Act on what you learn. For example, if candidates consistently mention feeling rushed, adjust your timelines. If they praise certain interviewers, learn what those interviewers do differently. Reward recruiters who consistently deliver positive experiences, even if they move slightly slower than others.
Close the loop by telling candidates how their feedback shaped changes. This shows you genuinely care about their experience and builds your brand as a thoughtful employer.
To make feedback collection easier at scale, many teams rely on tools that streamline communication with stakeholders, like Miro, Notion, and Slack. This helps them organize responses and reduce the time-consuming back-and-forths.
6. Send Rejection Messages That Still Feel Respectful
Ensure that every candidate hears back from you, even if they didn’t get the offer. Rejection may be inevitable in hiring, but how you handle rejection defines your employer brand.
Add a personal touch in rejection messages by:
- Sending them promptly rather than leaving candidates waiting.
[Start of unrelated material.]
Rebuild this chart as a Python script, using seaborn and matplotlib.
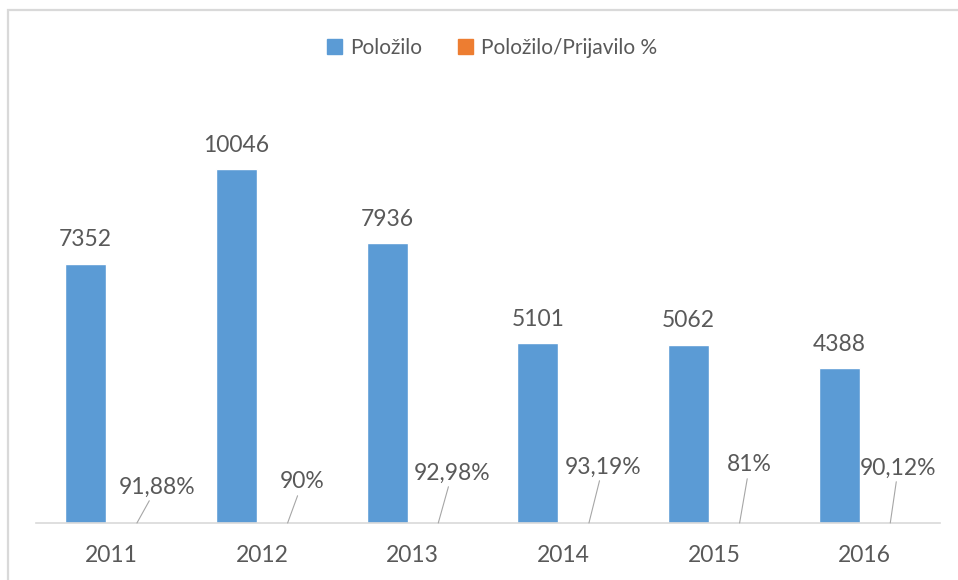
import matplotlib
matplotlib.use("Agg")
import matplotlib.pyplot as plt
import matplotlib.patches as mpatches
import seaborn as sns
import pandas as pd

# Data
years = ["2011", "2012", "2013", "2014", "2015", "2016"]
polozilo = [7352, 10046, 7936, 5101, 5062, 4388]
polozilo_prijavilo = [0.9188, 0.90, 0.9298, 0.9319, 0.81, 0.9012]
series_names = ["Položilo", "Položilo/Prijavilo %"]

# Placement of the percentage labels (pixel offsets from the bar top)
pct_label_offsets = [(20, 36), (15, 41), (14, 50), (14, 56), (10, 58), (8, 55)]

BLUE = "#5b9bd5"
ORANGE = "#ed7d31"
TEXT = "#595959"
GRID = "#d9d9d9"

sns.set_theme(style="white")
plt.rcParams["font.family"] = ["Lato", "DejaVu Sans"]

df = pd.DataFrame({
    "Godina": years * 2,
    "value": polozilo + polozilo_prijavilo,
    "series": [series_names[0]] * len(years) + [series_names[1]] * len(years),
})

W, H = 958, 580
fig = plt.figure(figsize=(W / 100, H / 100), dpi=100)
ax = fig.add_axes([36 / W, (H - 523) / H, (940 - 36) / W, (523 - 100) / H])

sns.barplot(data=df, x="Godina", y="value", hue="series",
            palette=[BLUE, ORANGE], width=0.68, gap=0.2,
            saturation=1, ax=ax, legend=False)

ax.set_ylim(0, 12000)
ax.set_xlim(-0.5, len(years) - 0.5)
ax.set_xlabel("")
ax.set_ylabel("")
ax.set_yticks([])
for side in ("left", "right", "top"):
    ax.spines[side].set_visible(False)
ax.spines["bottom"].set_color(GRID)
ax.spines["bottom"].set_linewidth(1.2)
ax.tick_params(axis="x", length=0, pad=16, labelsize=16.5, labelcolor=TEXT)

# Value labels on the count bars
for bar, v in zip(ax.containers[0], polozilo):
    ax.annotate(f"{v}", xy=(bar.get_x() + bar.get_width() / 2, bar.get_height()),
                xytext=(0, 12.5), textcoords="offset points",
                ha="center", va="baseline", fontsize=16.5, color=TEXT)

# Percentage labels with leader lines
for bar, v, (dx, dy) in zip(ax.containers[1], polozilo_prijavilo, pct_label_offsets):
    txt = f"{round(v * 100, 2):g}".replace(".", ",") + "%"
    ax.annotate(txt, xy=(bar.get_x() + bar.get_width() / 2, bar.get_height()),
                xytext=(dx * 0.72, dy * 0.72), textcoords="offset points",
                ha="center", va="center", fontsize=16.5, color=TEXT,
                arrowprops=dict(arrowstyle="-", color="#a6a6a6", lw=0.8,
                                shrinkA=0, shrinkB=0))

# Legend
handles = [mpatches.Patch(color=BLUE, label=series_names[0]),
           mpatches.Patch(color=ORANGE, label=series_names[1])]
fig.legend(handles=handles, loc="center", bbox_to_anchor=(492 / W, 1 - 48 / H),
           ncol=2, frameon=False, fontsize=15, handlelength=0.72,
           handleheight=0.72, handletextpad=0.4, columnspacing=1.7,
           labelcolor=TEXT)

# Chart area border
fig.patches.append(mpatches.Rectangle((8 / W, -0.05), (W + 10) / W, 1.05 - 10 / H,
                                      transform=fig.transFigure, fill=False,
                                      edgecolor=GRID, linewidth=1.6))

fig.savefig("out.png", dpi=100)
Timely rejections show respect for the candidate’s time and effort.
- Personalize rejection messages by addressing the candidate by their name, remembering the role they applied for, and how far they progressed.
- Thank candidates sincerely for their time and interest. A simple “Thank you for taking the time to speak with our team, we appreciate the thought and preparation you brought to the conversation” message can go a long way.
- Invite strong candidates to apply for future roles. Keeping the door open shows genuine interest, not just politeness.
Wrapping Up
Personal hiring at scale requires intention and structure. The way is to build processes that prioritize human connection from the start.
So, the companies that win the talent war are the ones that scale intelligently. They grow their hiring capacity without sacrificing the human touch. Build a stronger employer brand that respects candidate time, and a hiring process that everyone, candidates and recruiters alike, enjoys.